Community solar projects, which are typically up to 5 megawatts, make it easier for households to tap into the value of solar. Customers who might not be able to install photovoltaic panels on their own roofs, including renters and low-income families, can sign up for a shared solar project sited elsewhere, like on a community center’s roof or in a farmer’s field. Also known as community solar gardens or farms, they can guarantee subscribers a discount on electricity costs.
Minnesota was an early leader in the shared-solar approach, having started the state program in 2013. Last year, the North Star State ranked fourth in the nation for installed capacity with 939 megawatts, according to the National Renewable Energy Laboratory. That’s almost one-third of the state’s total solar capacity of 2.9 gigawatts.
The state revamped its solar garden initiative in 2023 to ensure that more households and lower-income customers would benefit from community solar projects.

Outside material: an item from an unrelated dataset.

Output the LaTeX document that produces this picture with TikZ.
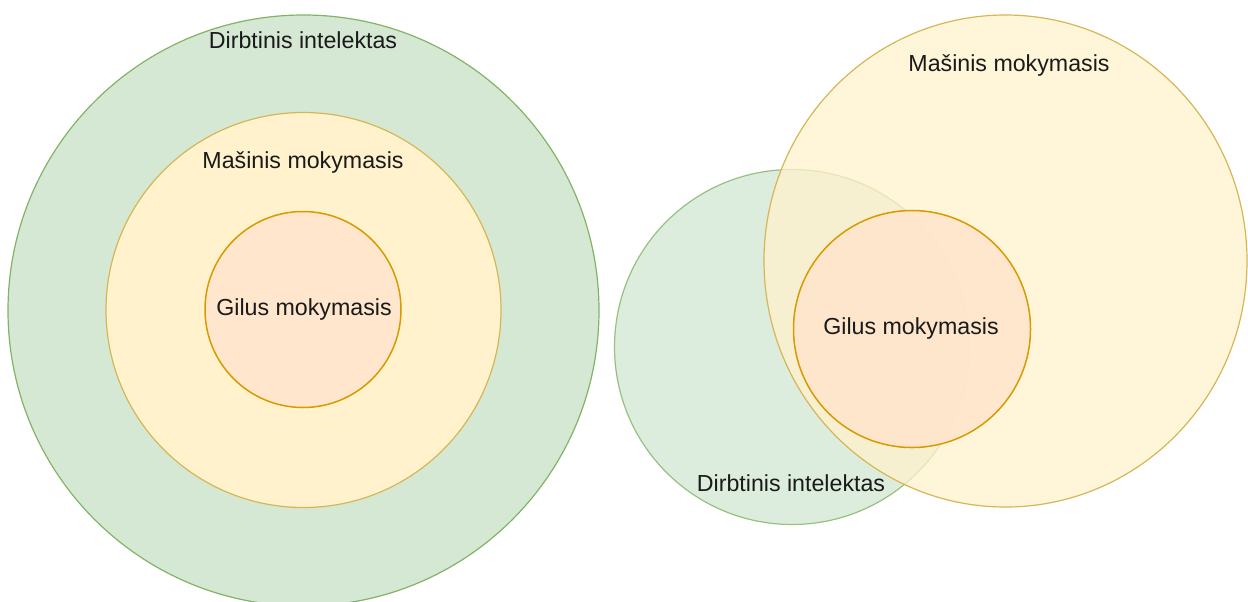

Lawmakers didn’t assign the initiative an expiration date at the time.
In late March, two Democrats and one Republican introduced Senate File 2855, a bill that would’ve sunset the community solar program in 2028. Senators then rolled the plan into their version of the energy bill.
Minnesota-based utility Xcel Energy supported terminating the program; in a March 26 hearing, a company representative criticized community solar as a costly way to deploy clean energy compared to utility-scale installations. Notably, companies other than utilities can develop community solar projects, and Xcel Energy doesn’t earn a profit on energy infrastructure it doesn’t own.
But the utility and other opponents aren’t accounting for community solar’s wide-ranging benefits, such as avoided transmission costs, the reduction in peak demand on the grid, and resilience, said Patty O’Keefe, Midwest regional director of national nonprofit Vote Solar.
In 2024, the Minnesota Department of Commerce, which oversees the state program, found that it’s expected to deliver $2.9 billion in net benefits over the next four decades. While the initiative is projected to increase bills by 2% to 3% for non-subscribers who aren’t considered low to moderate income, community solar is expected to lower energy bills for participating households by 3% to 8%.
Ultimately, lawmakers stripped the repeal language from the energy bill following pushback from community solar champions in the Legislature, including Democrats Rep. Patty Acomb, Senate Majority Leader Erin Murphy, and Rep. Melissa Hortman, O’Keefe said. (On June 14, Hortman and her husband were assassinated at their home in an act of politically motivated violence.)
Droves of supporters also helped save the state solar-garden program; they testified at hearings, marched, and protested, O’Keefe said. By her count, roughly 100 Minnesotans, including community solar subscribers, farmers, and clean energy advocates, called on legislators to reject the repeal.
The win for community solar in Minnesota comes as the broader solar industry — and the already-struggling rooftop solar sector in particular — faces serious federal headwinds. The Trump administration’s rapidly fluctuating tariffs and the looming repeal of solar and wind energy tax credits in the budget bill threaten to make solar more expensive to build. That could throw cold water on the record-breaking pace of solar deployment the U.S. has experienced in recent years.
But in Minnesota, at least, a major source of clean energy endures.
“This is a victory for the community solar movement,” O’Keefe said. “It just shows that even with a … forceful effort to try and repeal the entire program, we had enough power between the public and clean-energy champions to fight it back — and really send a message that Minnesota benefits from community solar.”